Shelley Hadfield reports on a case that raises significant ethics and privacy questions:
A couple so desperate for a baby girl that they terminated twin boys are fighting to choose the sex of their next child.
The couple, who have three sons and still grieve for a daughter they lost soon after birth, are going to the Victorian Civil and Administrative Tribunal to win the right to select sex by IVF treatment.
They say they want the opportunity to have the baby daughter they were tragically denied.
An independent panel, known as the Patient Review Panel, recently rejected the couple’s bid to choose the sex of their next child using IVF.
They have gone to VCAT in a bid to have that decision overturned.
Read more about the case on news.com.au.
I do not know how many countries have banned using technology or abortions to selectively pick the gender of a child. I do remember the controversy that arose when China imposed its one-child-per-family rule and people worried that male offspring would be selectively favored if it wasn’t prohibited.
But should governments have the right to make decisions about the gender of a child, “in the interests of society,” or is this such an intensely private and personal issue that governments should stay out of any decision-making couples may make?
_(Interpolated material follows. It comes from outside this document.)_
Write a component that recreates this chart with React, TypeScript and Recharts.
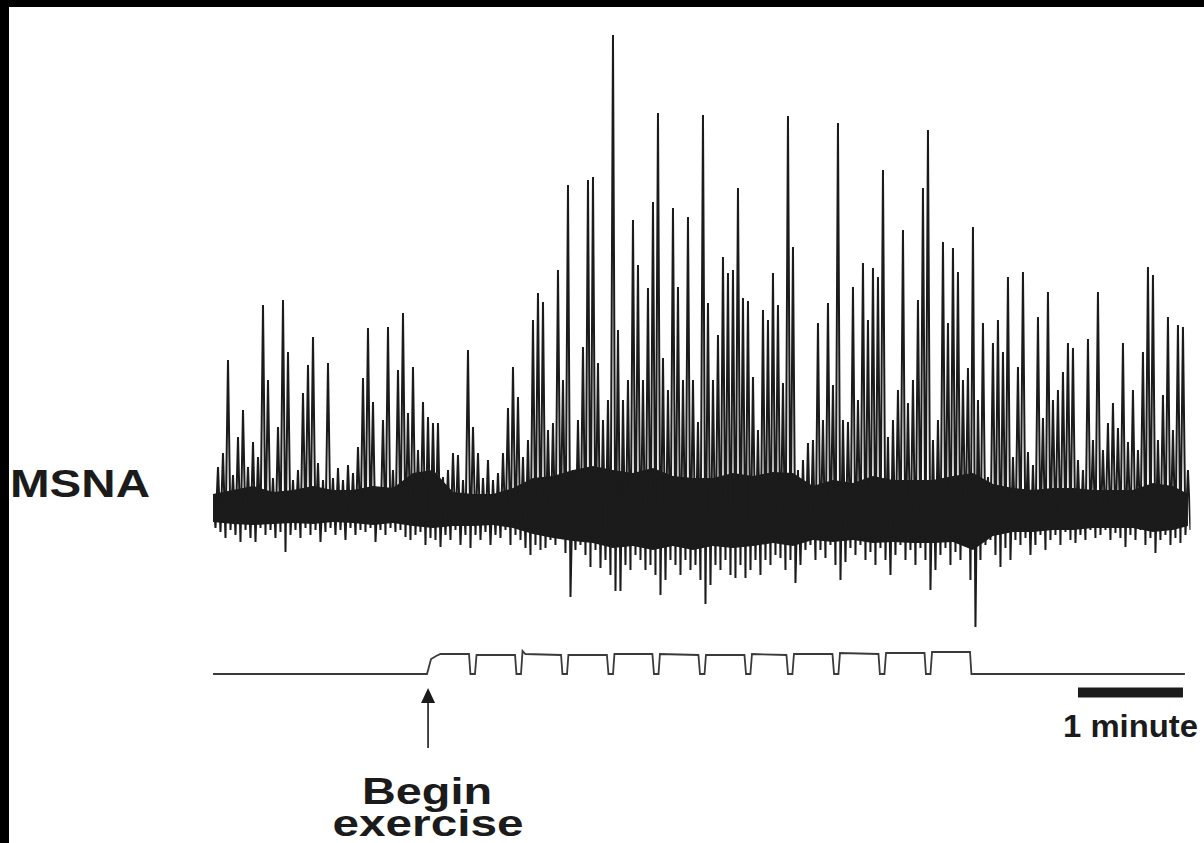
import React from 'react'
import { ComposedChart, Line, Area, XAxis, YAxis, ReferenceLine } from 'recharts'

// MSNA trace, read every 5 px of the original figure (one sample = 2.857 s).
// Each sample has an upper excursion and a lower excursion, amplitude in a.u.
const SAMPLE_SEC = 60 / 21
const MSNA_HI = [
  13, 41, 55, 148, 33, 71, 98, 41, 66, 51,
  203, 128, 30, 81, 208, 156, 28, 38, 115, 143,
  171, 45, 28, 145, 30, 40, 28, 43, 35, 61,
  130, 180, 106, 21, 88, 181, 38, 138, 195, 95,
  141, 58, 106, 91, 85, 85, 31, 38, 55, 53,
  28, 158, 81, 55, 30, 48, 28, 35, 55, 100,
  141, 111, 51, 68, 188, 215, 206, 78, 85, 238,
  128, 323, 38, 88, 161, 328, 331, 145, 88, 108,
  473, 178, 108, 128, 288, 243, 128, 220, 306, 395,
  150, 118, 300, 221, 128, 291, 128, 86, 393, 205,
  128, 173, 251, 235, 238, 320, 210, 207, 131, 78,
  198, 188, 235, 203, 125, 392, 261, 38, 48, 65,
  68, 185, 88, 205, 123, 385, 88, 86, 221, 108,
  245, 188, 240, 231, 338, 71, 88, 118, 278, 105,
  128, 208, 320, 378, 68, 88, 266, 185, 260, 236,
  128, 140, 281, 108, 185, 31, 165, 188, 156, 231,
  51, 141, 236, 56, 43, 191, 90, 216, 108, 118,
  136, 165, 160, 48, 38, 169, 68, 216, 58, 85,
  105, 80, 165, 66, 118, 58, 156, 241, 233, 68,
  113, 191, 78, 183, 181, 38,
]
const MSNA_LO = [
  -20, -24, -30, -22, -27, -34, -22, -30, -34, -20,
  -27, -22, -30, -24, -44, -27, -22, -30, -20, -27,
  -22, -34, -24, -20, -27, -22, -32, -20, -27, -22,
  -24, -20, -34, -22, -27, -20, -24, -22, -29, -32,
  -27, -24, -37, -30, -32, -39, -27, -32, -22, -37,
  -27, -40, -27, -32, -24, -37, -27, -30, -22, -37,
  -27, -32, -40, -47, -37, -42, -40, -32, -37, -27,
  -45, -89, -42, -37, -47, -59, -42, -60, -52, -67,
  -83, -83, -57, -62, -47, -52, -62, -57, -67, -87,
  -72, -52, -57, -67, -52, -62, -57, -72, -96, -77,
  -57, -62, -52, -67, -70, -57, -70, -62, -52, -67,
  -52, -57, -47, -50, -62, -52, -75, -57, -42, -37,
  -52, -42, -50, -37, -57, -72, -54, -40, -47, -37,
  -52, -44, -57, -40, -52, -67, -47, -37, -52, -42,
  -57, -40, -52, -82, -62, -47, -40, -57, -44, -52,
  -37, -72, -119, -52, -37, -32, -47, -59, -40, -52,
  -32, -37, -30, -47, -37, -27, -42, -32, -27, -37,
  -24, -32, -35, -27, -32, -22, -30, -27, -22, -32,
  -25, -30, -39, -27, -32, -22, -37, -30, -45, -32,
  -27, -37, -30, -35, -27, -22,
]

// dense background-noise band of the recording, read every 4 samples (last one at the end)
const CORE_TOP = [
  14, 18, 22, 16, 18, 22, 18, 18, 22, 20,
  35, 38, 16, 14, 14, 20, 30, 32, 38, 42,
  38, 35, 40, 32, 30, 30, 35, 32, 36, 35,
  22, 28, 25, 32, 28, 28, 28, 32, 35, 24,
  20, 18, 20, 20, 18, 18, 18, 25, 22, 14,
]
const CORE_BOTTOM = [
  -14, -16, -17, -16, -15, -16, -14, -15, -17, -15,
  -18, -20, -18, -18, -17, -20, -26, -30, -33, -35,
  -40, -38, -42, -38, -42, -38, -40, -38, -35, -38,
  -32, -34, -32, -35, -34, -35, -35, -34, -42, -28,
  -24, -24, -22, -22, -20, -20, -20, -24, -22, -18,
]

// exercise marker trace (handgrip contractions), time in s, level 0 = rest
const EX_TIME = [
  0, 122.3, 124.6, 127.5, 130, 146.3, 147.1, 149.7, 150.6,
  172.6, 173.4, 176.0, 176.9, 178.5, 198.9, 199.7, 202.3, 203.1,
  225.1, 226.0, 228.6, 229.4, 251.1, 252.0, 254.6, 255.4,
  277.4, 278.3, 280.9, 281.7, 303.7, 304.6, 307.1, 308.0,
  327.7, 328.6, 331.1, 332.0, 354.0, 354.9, 357.4, 358.3,
  380.3, 381.1, 383.7, 384.6, 406.6, 407.4, 410.0, 410.9,
  432.6, 433.4, 555.4,
]
const EX_LEVEL = [
  0, 0, 0.75, 0.9, 1.0, 1.0, 0, 0, 0.95,
  0.95, 0, 0, 1.15, 1.0, 0.95, 0, 0, 0.95,
  0.95, 0, 0, 1.0, 1.0, 0, 0, 1.0,
  0.95, 0, 0, 0.95, 0.95, 0, 0, 1.0,
  0.95, 0, 0, 1.0, 1.0, 0, 0, 1.05,
  1.0, 0, 0, 1.05, 1.05, 0, 0, 1.1,
  1.1, 0, 0,
]

const EXERCISE_START = 122.9
const SCALE_BAR_START = 494.3
const SCALE_BAR_LEN = 60

const msnaData = MSNA_HI.flatMap((hi, i) => [
  { t: i * SAMPLE_SEC, v: hi },
  { t: i * SAMPLE_SEC + SAMPLE_SEC / 2, v: MSNA_LO[i] },
])
const coreData = CORE_TOP.map((top, k) => ({
  t: Math.min(k * 4, MSNA_HI.length - 1) * SAMPLE_SEC,
  band: [CORE_BOTTOM[k], top],
}))
const exData = EX_TIME.map((t, i) => ({ t, v: EX_LEVEL[i] }))

const INK = '#1b1b1b'
const FONT = '"Liberation Sans", Arial, Helvetica, sans-serif'

function Arrow(props: any) {
  const { x1, y1, x2, y2 } = props
  const top = Math.min(y1, y2)
  const bottom = Math.max(y1, y2)
  return (
    <g>
      <line x1={x1} y1={top + 12} x2={x2} y2={bottom} stroke={INK} strokeWidth={1.6} />
      <polygon points={`${x1},${top} ${x1 - 7},${top + 15} ${x1 + 7},${top + 15}`} fill={INK} />
    </g>
  )
}

export default function App() {
  return (
    <div style={{ position: 'absolute', left: 0, top: 0, width: 1204, height: 843, background: '#000', overflow: 'hidden' }}>
      <div style={{ position: 'absolute', left: 9, top: 7, width: 1195, height: 836, background: '#fff' }} />
      <div style={{ position: 'absolute', left: 0, top: 0 }}>
        <ComposedChart width={1204} height={843} margin={{ top: 28, left: 213, right: 13.5, bottom: 93 }}>
          <XAxis dataKey="t" type="number" domain={[0, 558.6]} allowDataOverflow hide />
          <YAxis yAxisId="msna" type="number" domain={[-242, 480]} allowDataOverflow hide />
          <YAxis yAxisId="ex" type="number" domain={[-3.8, 32.3]} allowDataOverflow hide />
          <Area
            yAxisId="msna"
            data={coreData}
            dataKey="band"
            type="linear"
            stroke="none"
            fill={INK}
            fillOpacity={1}
            isAnimationActive={false}
          />
          <Line
            yAxisId="msna"
            data={msnaData}
            dataKey="v"
            type="linear"
            stroke={INK}
            strokeWidth={2}
            dot={false}
            isAnimationActive={false}
          />
          <Line
            yAxisId="ex"
            data={exData}
            dataKey="v"
            type="linear"
            stroke="#3a3a3a"
            strokeWidth={1.8}
            dot={false}
            isAnimationActive={false}
          />
          <ReferenceLine
            yAxisId="ex"
            segment={[{ x: SCALE_BAR_START, y: -0.925 }, { x: SCALE_BAR_START + SCALE_BAR_LEN, y: -0.925 }]}
            stroke={INK}
            strokeWidth={10}
          />
          <ReferenceLine
            yAxisId="ex"
            segment={[{ x: EXERCISE_START, y: -0.7 }, { x: EXERCISE_START, y: -3.7 }]}
            shape={Arrow}
          />
        </ComposedChart>
      </div>
      <svg width={1204} height={843} style={{ position: 'absolute', left: 0, top: 0, pointerEvents: 'none' }}>
        <g fontFamily={FONT} fontWeight="bold" fill={INK}>
          <text x={10} y={497} fontSize={38} textLength={140} lengthAdjust="spacingAndGlyphs">MSNA</text>
          <text x={427} y={804} fontSize={37} textAnchor="middle" textLength={130} lengthAdjust="spacingAndGlyphs">Begin</text>
          <text x={428} y={836} fontSize={37} textAnchor="middle" textLength={191} lengthAdjust="spacingAndGlyphs">exercise</text>
          <text x={1063} y={737} fontSize={31} textLength={135} lengthAdjust="spacingAndGlyphs">1 minute</text>
        </g>
      </svg>
    </div>
  )
}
And if you believe that governments should stay out of any such decision-making, did you also think that “Octamom” (Nadya Suleman) should have been allowed to conceive 8 children when she had no reasonable means to support them?
Oh what a tangled ethics web we weave when we get into possibilities that technology has enabled.
Not only was there the worry that China’s 1-child policy would produce gender imbalance, it has actually happened. The implications have only recently begun to make themselves apparent, but they could truly be sweeping and create significant social problems for Chinese society. http://news.bbc.co.uk/2/hi/8451289.stm
Wow! Thanks for posting that link, Dierdre. I wonder whether these data will come up in the Australian case.